Strong credit growth has
supported demand across emerging-market economies more broadly, including in
Asia, but cannot continue at its recent pace without creating large financial
stability risks, the report said.
"In the event of
simultaneous lower potential growth in emerging Asia and in other regions, the
impact on growth would be sizeable in Asia, as would be the outward spillovers
on commodity exporters.
"A related risk is that the
recent surge in investment in China could be reversed and result in a
sharper-than-expected investment slowdown in the future. Such a shock would
strongly affect economies in the highly interlinked Asian supply chain - for
example, Korea, Malaysia, Taiwan and Thailand - including indirectly through
the large effects on other major manufacturing exporters, especially Germany
and Japan."
The IMF urged policy-makers to
strike the right balance between managing external and internal risks and
orchestrating a soft landing.
External risks have been more
pressing, and the recent shift towards monetary easing across much of the
region seems appropriate for most economies, given decelerating inflation in
both advanced and emerging Asia.
The IMF also took the view that
some economies - Asean-5, mainland China and South Korea - still had fiscal
space to allow automatic stabilisers, should risks materialise.

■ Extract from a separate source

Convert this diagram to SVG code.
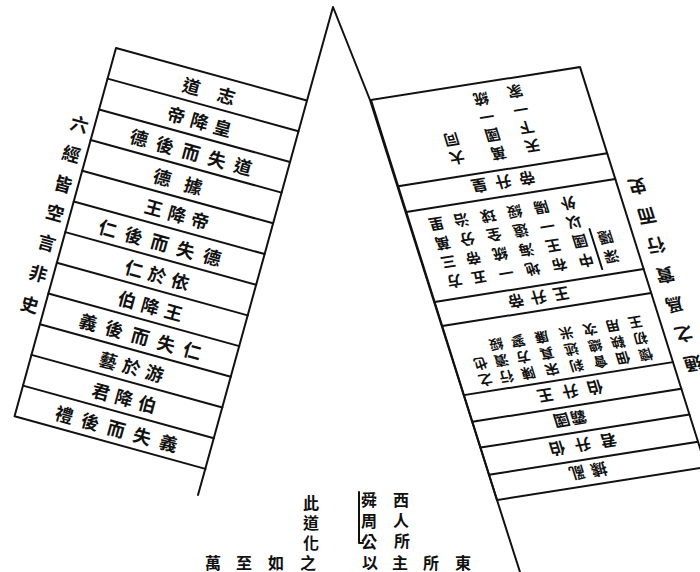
<svg xmlns="http://www.w3.org/2000/svg" width="700" height="572" viewBox="0 0 700 572">
<style>
.ln{fill:none;stroke:#111;stroke-width:2;stroke-linejoin:round;stroke-linecap:round}
.t{font-family:"Noto Sans CJK TC","Noto Sans CJK SC",sans-serif;font-weight:700;fill:#111;text-anchor:middle;dominant-baseline:central}
.l{font-size:18px}
.s{font-size:16px}
.m{font-size:15px}
.c{font-size:14px}
.b{font-size:16px}
.r{font-size:18px}
</style>
<rect width="700" height="572" fill="#fff"/>
<g id="connectors">
<path class="ln" d="M198,495 L205.4,468.6 L307,100.6 L333,7 L370,100 L497,500 L520,572"/>
</g>
<g id="left-panel" transform="translate(116,48) rotate(15.4)">
<path class="ln" d="M198,0 H0 V382 H198"/>
<path class="ln" d="M0,31.8H198M0,63.7H198M0,95.5H198M0,127.3H198M0,159.2H198M0,191H198M0,222.8H198M0,254.7H198M0,286.5H198M0,318.3H198M0,350.2H198"/>
<text class="t l" x="110" y="15.9" letter-spacing="18">道志</text>
<text class="t l" x="103" y="47.7" letter-spacing="6">帝降皇</text>
<text class="t l" x="104.5" y="79.6" letter-spacing="9">德後而失道</text>
<text class="t l" x="102" y="111.4" letter-spacing="14">德據</text>
<text class="t l" x="106" y="143.2" letter-spacing="6">王降帝</text>
<text class="t l" x="98.5" y="175.1" letter-spacing="9">仁後而失德</text>
<text class="t l" x="103" y="206.9" letter-spacing="6">仁於依</text>
<text class="t l" x="104.6" y="238.7" letter-spacing="6">伯降王</text>
<text class="t l" x="104.5" y="270.6" letter-spacing="9">義後而失仁</text>
<text class="t l" x="102.6" y="302.4" letter-spacing="6">藝於游</text>
<text class="t l" x="103.7" y="334.2" letter-spacing="6">君降伯</text>
<text class="t l" x="106" y="366.1" letter-spacing="9">禮後而失義</text>
</g>
<g id="left-label" transform="translate(116,48) rotate(15.4)">
<text class="t l"><tspan x="-15" y="82">六</tspan><tspan x="-15" y="113">經</tspan><tspan x="-15" y="144">皆</tspan><tspan x="-15" y="174">空</tspan><tspan x="-15" y="205">言</tspan><tspan x="-15" y="237">非</tspan><tspan x="-15" y="269">史</tspan></text>
</g>
<g id="right-panel" transform="matrix(-0.9877,0.156,-0.3004,-0.9537,706,467)">
<rect class="ln" x="0" y="0" width="211.6" height="419.4"/>
<path class="ln" d="M0,26.5H211.6M0,55H211.6M0,82H211.6M0,110H211.6M0,182.4H211.6M0,207.6H211.6M0,302H211.6M0,329H211.6"/>
<text class="t s" x="118" y="13.5" letter-spacing="6">據亂</text>
<text class="t s" x="117" y="41" letter-spacing="10">君升伯</text>
<text class="t s" x="117" y="68.5" letter-spacing="1">霸國</text>
<text class="t s" x="112.5" y="96" letter-spacing="9">伯升王</text>
<text class="t s" x="113.5" y="195" letter-spacing="7">王升帝</text>
<text class="t s" x="113" y="316" letter-spacing="8">帝升皇</text>
<text class="t m"><tspan x="146" y="347">大</tspan><tspan x="146" y="366">同</tspan><tspan x="105" y="345">萬</tspan><tspan x="105" y="364">國</tspan><tspan x="105" y="383">一</tspan><tspan x="105" y="402">統</tspan><tspan x="70" y="347">天</tspan><tspan x="70" y="366">下</tspan><tspan x="70" y="385">一</tspan><tspan x="70" y="404">家</tspan></text>
<text class="t m"><tspan x="186" y="224">方</tspan><tspan x="186" y="244">三</tspan><tspan x="186" y="264">萬</tspan><tspan x="186" y="284">里</tspan><tspan x="161" y="224">五</tspan><tspan x="161" y="244">帝</tspan><tspan x="161" y="264">分</tspan><tspan x="161" y="284">治</tspan><tspan x="134" y="224">一</tspan><tspan x="134" y="244">統</tspan><tspan x="134" y="264">全</tspan><tspan x="134" y="284">球</tspan><tspan x="107" y="224">地</tspan><tspan x="107" y="244">海</tspan><tspan x="107" y="264">遠</tspan><tspan x="107" y="284">綏</tspan><tspan x="80" y="224">布</tspan><tspan x="80" y="244">王</tspan><tspan x="80" y="264">一</tspan><tspan x="80" y="284">陽</tspan><tspan x="53" y="224">中</tspan><tspan x="53" y="244">國</tspan><tspan x="53" y="264">以</tspan><tspan x="53" y="284">外</tspan><tspan x="27" y="224">深</tspan><tspan x="27" y="244">隱</tspan></text>
<path class="ln" d="M40,214V256" stroke-width="1.5"/>
<text class="t c"><tspan x="186" y="121">之</tspan><tspan x="186" y="138">也</tspan><tspan x="165" y="121">行</tspan><tspan x="165" y="138">瀆</tspan><tspan x="165" y="155">綏</tspan><tspan x="143" y="121">陳</tspan><tspan x="143" y="138">方</tspan><tspan x="143" y="155">寥</tspan><tspan x="119" y="121">宋</tspan><tspan x="119" y="138">真</tspan><tspan x="119" y="155">廉</tspan><tspan x="94" y="121">刹</tspan><tspan x="94" y="138">述</tspan><tspan x="94" y="155">米</tspan><tspan x="70" y="121">會</tspan><tspan x="70" y="138">總</tspan><tspan x="70" y="155">次</tspan><tspan x="47" y="121">佃</tspan><tspan x="47" y="138">鞅</tspan><tspan x="47" y="155">用</tspan><tspan x="24" y="121">懷</tspan><tspan x="24" y="138">初</tspan><tspan x="24" y="155">王</tspan></text>
</g>
<g id="right-label" transform="matrix(-0.9877,0.156,-0.3004,-0.9537,706,467)">
<text class="t r"><tspan x="-19" y="104">通</tspan><tspan x="-19" y="135">之</tspan><tspan x="-19" y="166">爲</tspan><tspan x="-19" y="197">實</tspan><tspan x="-19" y="228">行</tspan><tspan x="-19" y="259">而</tspan><tspan x="-19" y="290">史</tspan></text>
</g>
<g id="bottom-text">
<text class="t b"><tspan x="311" y="502">此</tspan><tspan x="311" y="522">道</tspan><tspan x="311" y="542">化</tspan><tspan x="308" y="562">之</tspan></text>
<text class="t b"><tspan x="369" y="499">舜</tspan><tspan x="369" y="520">周</tspan><tspan x="369" y="541">公</tspan><tspan x="370" y="562">以</tspan></text>
<text class="t b"><tspan x="401" y="499">西</tspan><tspan x="401" y="519">人</tspan><tspan x="402" y="540">所</tspan><tspan x="400" y="562">主</tspan></text>
<text class="t b"><tspan x="213" y="562">萬</tspan><tspan x="244" y="562">至</tspan><tspan x="276" y="562">如</tspan><tspan x="431" y="562">所</tspan><tspan x="463" y="562">東</tspan></text>
<path class="ln" d="M359,492V543H363" stroke-width="1.5"/>
</g>
</svg>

Structural fiscal-policy reform
is needed in a number of economies in the region. In a number of Asian
economies - including mainland China, South Korea, Malaysia, Singapore and
Thailand - current-account positions are stronger and currencies are weaker
than they would be with a more desirable set of policies.
Against the risks of
deteriorating credit quality while growth is slowing, the report said,
policy-makers in many Asian economies are advised to guard against
financial-stability risks arising from recent rapid credit growth, including by
closely monitoring balance-sheet health and funding conditions in the banking
and shadow banking systems. In the event of global or local liquidity
shortages, central banks should stand ready to backstop liquidity.